▸ **DESCRIPTION OF THE TASK**
The lines from the top of the material through the line with "Sans Mono', 'Liberation" are to be set down exactly. Leave the pictures out.

▸ **AVAILABLE DATA**

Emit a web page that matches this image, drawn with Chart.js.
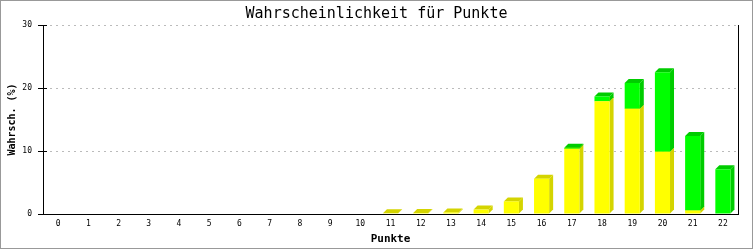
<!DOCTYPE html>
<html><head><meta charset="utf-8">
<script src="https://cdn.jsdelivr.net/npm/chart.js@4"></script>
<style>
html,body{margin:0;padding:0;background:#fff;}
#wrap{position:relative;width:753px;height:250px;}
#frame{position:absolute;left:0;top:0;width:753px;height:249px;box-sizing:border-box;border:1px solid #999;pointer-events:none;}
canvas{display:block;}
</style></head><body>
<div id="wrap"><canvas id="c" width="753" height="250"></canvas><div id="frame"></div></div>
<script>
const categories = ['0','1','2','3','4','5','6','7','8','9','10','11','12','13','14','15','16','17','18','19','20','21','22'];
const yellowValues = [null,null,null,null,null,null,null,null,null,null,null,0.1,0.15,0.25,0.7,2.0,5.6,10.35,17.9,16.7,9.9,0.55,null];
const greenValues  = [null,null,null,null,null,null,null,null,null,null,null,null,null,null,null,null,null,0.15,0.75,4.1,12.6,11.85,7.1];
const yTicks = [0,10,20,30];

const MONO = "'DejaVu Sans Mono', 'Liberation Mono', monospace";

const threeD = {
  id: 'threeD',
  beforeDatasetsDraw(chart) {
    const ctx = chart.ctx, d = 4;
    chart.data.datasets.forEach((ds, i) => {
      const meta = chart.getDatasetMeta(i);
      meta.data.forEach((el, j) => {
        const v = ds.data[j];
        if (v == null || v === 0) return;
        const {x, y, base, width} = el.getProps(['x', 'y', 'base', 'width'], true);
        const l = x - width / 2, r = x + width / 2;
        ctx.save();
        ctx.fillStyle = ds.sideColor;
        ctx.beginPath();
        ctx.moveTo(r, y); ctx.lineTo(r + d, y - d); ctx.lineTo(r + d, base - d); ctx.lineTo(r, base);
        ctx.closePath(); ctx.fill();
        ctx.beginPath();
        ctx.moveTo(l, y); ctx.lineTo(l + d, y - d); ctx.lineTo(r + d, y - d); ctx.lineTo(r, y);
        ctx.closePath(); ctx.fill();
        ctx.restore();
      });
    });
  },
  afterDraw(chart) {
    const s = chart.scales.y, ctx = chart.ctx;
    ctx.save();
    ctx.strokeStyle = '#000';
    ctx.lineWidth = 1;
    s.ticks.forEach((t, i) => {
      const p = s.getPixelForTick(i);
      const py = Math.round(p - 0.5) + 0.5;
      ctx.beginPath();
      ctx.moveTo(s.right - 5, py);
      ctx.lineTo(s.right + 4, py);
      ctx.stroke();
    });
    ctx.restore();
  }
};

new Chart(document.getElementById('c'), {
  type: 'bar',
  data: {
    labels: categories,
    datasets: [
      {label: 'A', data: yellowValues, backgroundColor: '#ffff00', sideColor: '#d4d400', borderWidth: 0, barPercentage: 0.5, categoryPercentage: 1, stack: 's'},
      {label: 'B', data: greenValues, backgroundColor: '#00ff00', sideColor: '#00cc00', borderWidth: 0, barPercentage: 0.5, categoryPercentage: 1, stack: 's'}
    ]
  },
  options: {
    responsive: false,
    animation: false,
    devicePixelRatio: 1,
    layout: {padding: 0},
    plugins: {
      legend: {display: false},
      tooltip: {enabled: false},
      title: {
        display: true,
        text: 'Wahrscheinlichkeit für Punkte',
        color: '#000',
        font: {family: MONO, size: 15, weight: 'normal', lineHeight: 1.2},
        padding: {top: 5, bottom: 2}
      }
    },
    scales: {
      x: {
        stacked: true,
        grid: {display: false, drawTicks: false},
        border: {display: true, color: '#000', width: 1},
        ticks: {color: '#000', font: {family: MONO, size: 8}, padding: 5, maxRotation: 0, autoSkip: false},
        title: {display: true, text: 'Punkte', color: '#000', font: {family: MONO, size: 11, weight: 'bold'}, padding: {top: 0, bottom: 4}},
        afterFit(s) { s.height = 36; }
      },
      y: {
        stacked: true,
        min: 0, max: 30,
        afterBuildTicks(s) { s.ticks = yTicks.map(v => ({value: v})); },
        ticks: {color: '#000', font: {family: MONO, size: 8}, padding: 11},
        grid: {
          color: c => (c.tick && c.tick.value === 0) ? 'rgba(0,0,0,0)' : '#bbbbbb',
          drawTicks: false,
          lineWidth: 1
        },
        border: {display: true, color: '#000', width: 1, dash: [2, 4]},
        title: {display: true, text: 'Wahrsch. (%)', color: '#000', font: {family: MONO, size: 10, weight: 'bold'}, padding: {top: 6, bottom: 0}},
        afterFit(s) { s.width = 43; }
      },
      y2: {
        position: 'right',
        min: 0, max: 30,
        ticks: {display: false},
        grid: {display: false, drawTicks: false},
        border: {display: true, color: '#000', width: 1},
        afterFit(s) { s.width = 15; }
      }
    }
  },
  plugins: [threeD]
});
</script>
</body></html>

▸ **RESPONSE FOR THIS EXERCISE**
Emit a web page that matches this image, drawn with Chart.js.
<!DOCTYPE html>
<html><head><meta charset="utf-8">
<script src="https://cdn.jsdelivr.net/npm/chart.js@4"></script>
<style>
html,body{margin:0;padding:0;background:#fff;}
#wrap{position:relative;width:753px;height:250px;}
#frame{position:absolute;left:0;top:0;width:753px;height:249px;box-sizing:border-box;border:1px solid #999;pointer-events:none;}
canvas{display:block;}
</style></head><body>
<div id="wrap"><canvas id="c" width="753" height="250"></canvas><div id="frame"></div></div>
<script>
const categories = ['0','1','2','3','4','5','6','7','8','9','10','11','12','13','14','15','16','17','18','19','20','21','22'];
const yellowValues = [null,null,null,null,null,null,null,null,null,null,null,0.1,0.15,0.25,0.7,2.0,5.6,10.35,17.9,16.7,9.9,0.55,null];
const greenValues  = [null,null,null,null,null,null,null,null,null,null,null,null,null,null,null,null,null,0.15,0.75,4.1,12.6,11.85,7.1];
const yTicks = [0,10,20,30];

const MONO = "'DejaVu Sans Mono', 'Liberation Mono', monospace";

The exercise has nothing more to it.